EPF is guided by five program mandates and approaches: Creating Opportunities for Civic and Economic Participation; Building Capacity for Evidence-Based Research to Improve Policy-Making; Fostering a Culture of Corporate and Community Philanthropy; Cross-Border Cooperation; and Open Door Grant Making.
Each EPF office sets its program priorities annually based on consultations with local and international stakeholders and the Board. EPF is a member of the EF Network: five local foundations supporting civil society and based in Russia, Central Asia, the South Caucasus, Eastern Europe and Washington, DC.
EPF is supported by the Eurasia Foundation, United States Agency for International Development (USAID), Sida, and other public and private donors.

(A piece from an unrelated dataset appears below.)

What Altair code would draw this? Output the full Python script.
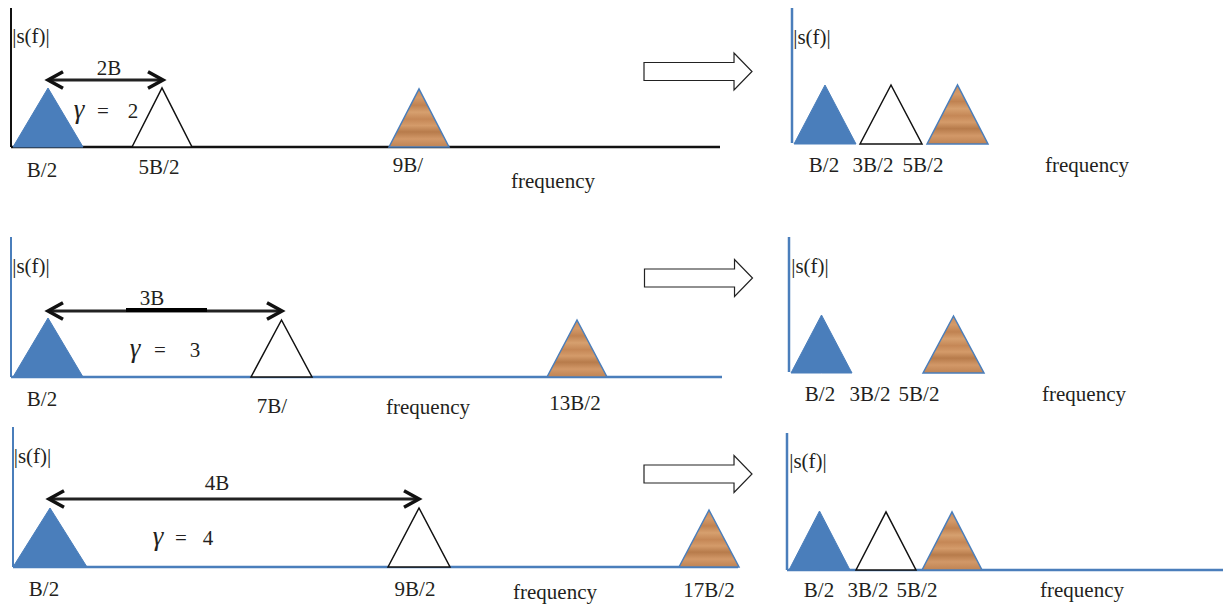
import altair as alt
import pandas as pd

# ---------------- diagram content ----------------
# Canvas units correspond to the picture's own coordinate grid.
BLUE = "#4a7ebb"
INK = "#231f20"

# spectral triangles, panels in order: row1-left, row1-right, row2-left, row2-right, row3-left, row3-right
tri_kind = ["blue", "white", "brown", "blue", "white", "brown",
            "blue", "white", "brown", "blue", "brown",
            "blue", "white", "brown", "blue", "white", "brown"]
tri_centre = [48, 162, 419, 825, 891, 957.5,
              48, 281.5, 577, 821.5, 953.5,
              50, 419, 709, 819.5, 886, 952]
tri_half = [35, 30, 30, 31, 31, 30.5,
            35, 30.5, 30, 30.5, 30.5,
            37, 31, 30, 30.5, 30, 30]
tri_apex = [88, 88, 89, 85, 85, 85,
            318, 320, 320, 315, 316,
            508, 508, 510, 511, 512, 512]
tri_base = [147, 147, 147, 144, 144, 144,
            377, 377, 377, 373, 373,
            567, 567, 567, 570, 570, 570]

# axis lines (vertical |s(f)| axes and frequency baselines)
axis_x1 = [11, 11, 792, 11, 11, 789, 13, 13, 787, 787]
axis_y1 = [7, 147, 7, 237, 377, 237, 427, 567, 433, 570]
axis_x2 = [11, 720, 792, 11, 722, 789, 13, 738, 787, 1231]
axis_y2 = [147, 147, 143, 377, 377, 372, 567, 567, 570, 570]
axis_col = ["#111111", "#111111", BLUE, BLUE, BLUE, BLUE, BLUE, BLUE, BLUE, BLUE]
axis_w = [2, 2.5, 2.5, 2, 2.5, 2.5, 2, 2.5, 2.5, 2.5]

# double-headed spacing arrows (2B, 3B, 4B)
span_left = [48, 48, 49]
span_right = [163, 282, 419]
span_level = [80, 311, 499]

# hollow block arrows between the left and right panels
block_x = [698, 698.5, 698]
block_y = [71.5, 278, 474]

# texts
lab_text = ["|s(f)|", "|s(f)|", "|s(f)|", "|s(f)|", "|s(f)|", "|s(f)|",
            "B/2", "5B/2", "9B/", "frequency",
            "B/2", "3B/2", "5B/2", "frequency",
            "B/2", "7B/", "frequency", "13B/2",
            "B/2", "3B/2", "5B/2", "frequency",
            "B/2", "9B/2", "17B/2", "frequency",
            "B/2", "3B/2", "5B/2", "frequency",
            "2B", "3B", "4B",
            "=", "2", "=", "3", "=", "4"]
lab_x = [31, 812, 31, 810, 32.5, 808,
         42, 159, 408, 553,
         824, 873, 923, 1087,
         42, 272, 428, 575,
         820, 870, 919, 1084,
         44, 415, 709, 555,
         819, 868, 917, 1082,
         109, 152, 217,
         103, 133, 160, 195, 181, 208]
lab_y = [43, 44, 273, 273, 463, 468,
         177, 174, 172, 188,
         172, 172, 172, 172,
         406, 413, 414, 410,
         401, 401, 401, 401,
         596, 596, 597, 599,
         597, 597, 597, 597,
         75, 305, 490,
         118, 118, 357, 357, 545, 545]

gamma_x = [79, 135, 158]
gamma_y = [118, 357, 545]

# ---------------- build tables ----------------
rows = []
for i, (k, c, h, a, b) in enumerate(zip(tri_kind, tri_centre, tri_half, tri_apex, tri_base)):
    for j, (px, py) in enumerate([(c - h, b), (c, a), (c + h, b)]):
        rows.append({"id": i, "kind": k, "k": j, "px": px, "py": py, "base": b})
tri = pd.DataFrame(rows)

axes = pd.DataFrame({"x1": axis_x1, "y1": axis_y1, "x2": axis_x2, "y2": axis_y2,
                     "col": axis_col, "w": axis_w})
spans = pd.DataFrame({"xl": span_left, "xr": span_right, "y": span_level})
blocks = pd.DataFrame({"x": block_x, "y": block_y})
labels = pd.DataFrame({"t": lab_text, "x": lab_x, "y": lab_y})
gammas = pd.DataFrame({"t": ["γ"] * 3, "x": gamma_x, "y": gamma_y})
extra = pd.DataFrame({"xl": [126], "xr": [207], "y": [310]})

W, H = 1215, 597
xs = alt.Scale(domain=[8, 8 + W], nice=False, zero=False)
ys = alt.Scale(domain=[8, 8 + H], nice=False, zero=False, reverse=True)


def X(f):
    return alt.X(f, type="quantitative", scale=xs, axis=None)


def Y(f):
    return alt.Y(f, type="quantitative", scale=ys, axis=None, stack=None)


# triangles (each one an area between its base and its two sloping sides)
def tri_layer(kind, **mark):
    return (alt.Chart(tri).transform_filter(alt.datum.kind == kind)
            .mark_area(interpolate="linear", **mark)
            .encode(x=X("px"), y=Y("py"), y2=alt.Y2("base"), detail="id:N"))


wood = alt.Gradient(
    gradient="linear", x1=0, y1=0, x2=0, y2=1,
    stops=[alt.GradientStop(color="#c98b5a", offset=0.0),
           alt.GradientStop(color="#d49a69", offset=0.15),
           alt.GradientStop(color="#c08251", offset=0.28),
           alt.GradientStop(color="#d6a06f", offset=0.40),
           alt.GradientStop(color="#c58756", offset=0.52),
           alt.GradientStop(color="#d49b6a", offset=0.63),
           alt.GradientStop(color="#b77b4b", offset=0.74),
           alt.GradientStop(color="#d29868", offset=0.86),
           alt.GradientStop(color="#bf8353", offset=1.0)])

blue_tri = tri_layer("blue", fill=BLUE, stroke=BLUE, strokeWidth=1, opacity=1)
white_tri = tri_layer("white", fill="white", stroke="#111111", strokeWidth=1.5, opacity=1)
brown_tri = tri_layer("brown", fill=wood, stroke=BLUE, strokeWidth=1.5, opacity=1)

axis_lines = alt.Chart(axes).mark_rule().encode(
    x=X("x1"), y=Y("y1"), x2=alt.X2("x2"), y2=alt.Y2("y2"),
    color=alt.Color("col:N", scale=None),
    strokeWidth=alt.StrokeWidth("w:Q", scale=None))

shafts = alt.Chart(spans).mark_rule(color="#222222", strokeWidth=3).encode(
    x=X("xl"), x2=alt.X2("xr"), y=Y("y"))
shaft_extra = alt.Chart(extra).mark_rule(color="#000000", strokeWidth=4).encode(
    x=X("xl"), x2=alt.X2("xr"), y=Y("y"))

head_left = alt.Chart(spans).mark_point(
    shape="M 1 -0.55 L 0 0 L 1 0.55", size=900, filled=False, stroke="#111111",
    strokeWidth=3.5, opacity=1, strokeJoin="miter").encode(x=X("xl"), y=Y("y"))
head_right = alt.Chart(spans).mark_point(
    shape="M -1 -0.55 L 0 0 L -1 0.55", size=900, filled=False, stroke="#111111",
    strokeWidth=3.5, opacity=1, strokeJoin="miter").encode(x=X("xr"), y=Y("y"))

block = alt.Chart(blocks).mark_point(
    shape="M -1 -0.167 L 0.667 -0.167 L 0.667 -0.343 L 1 0 L 0.667 0.343 L 0.667 0.167 L -1 0.167 Z",
    size=108 * 108, filled=True, fill="white", stroke="#222222", strokeWidth=1.2,
    opacity=1).encode(x=X("x"), y=Y("y"))

texts = alt.Chart(labels).mark_text(
    font="Liberation Serif", fontSize=21, color=INK, align="center",
    baseline="alphabetic").encode(x=X("x"), y=Y("y"), text="t:N")

gamma_txt = alt.Chart(gammas).mark_text(
    font="Liberation Serif", fontSize=27, fontStyle="italic", color=INK,
    align="center", baseline="alphabetic").encode(x=X("x"), y=Y("y"), text="t:N")

chart = alt.layer(
    axis_lines, blue_tri, white_tri, brown_tri, shafts, shaft_extra,
    head_left, head_right, block, texts, gamma_txt
).properties(
    width=W, height=H,
    autosize=alt.AutoSizeParams(type="none"),
    padding=0,
    background="white",
).configure_view(stroke=None)

chart.save("out.html", embed_options={"renderer": "svg", "actions": False})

Eurasia Partnership Foundation and Theodor-Heuss-Kolleg launched Getting Involved! in February 2009 to strengthen civic engagement among young people in the South Caucasus. The project provides participating young people a unique space and an opportunity to advance personally and professionally, take responsibility for improving their communities, and develop their practical management skills
Increasing the amount of accurate and unbiased reporting of the bilateral relationship between Armenia and Azerbaijan and the Nagorno-Karabakh conflict.
Assisting the three countries of the South Caucasus in meeting common ENP Action Plan commitments in the areas of waste management, food standards and safety, and vocational education.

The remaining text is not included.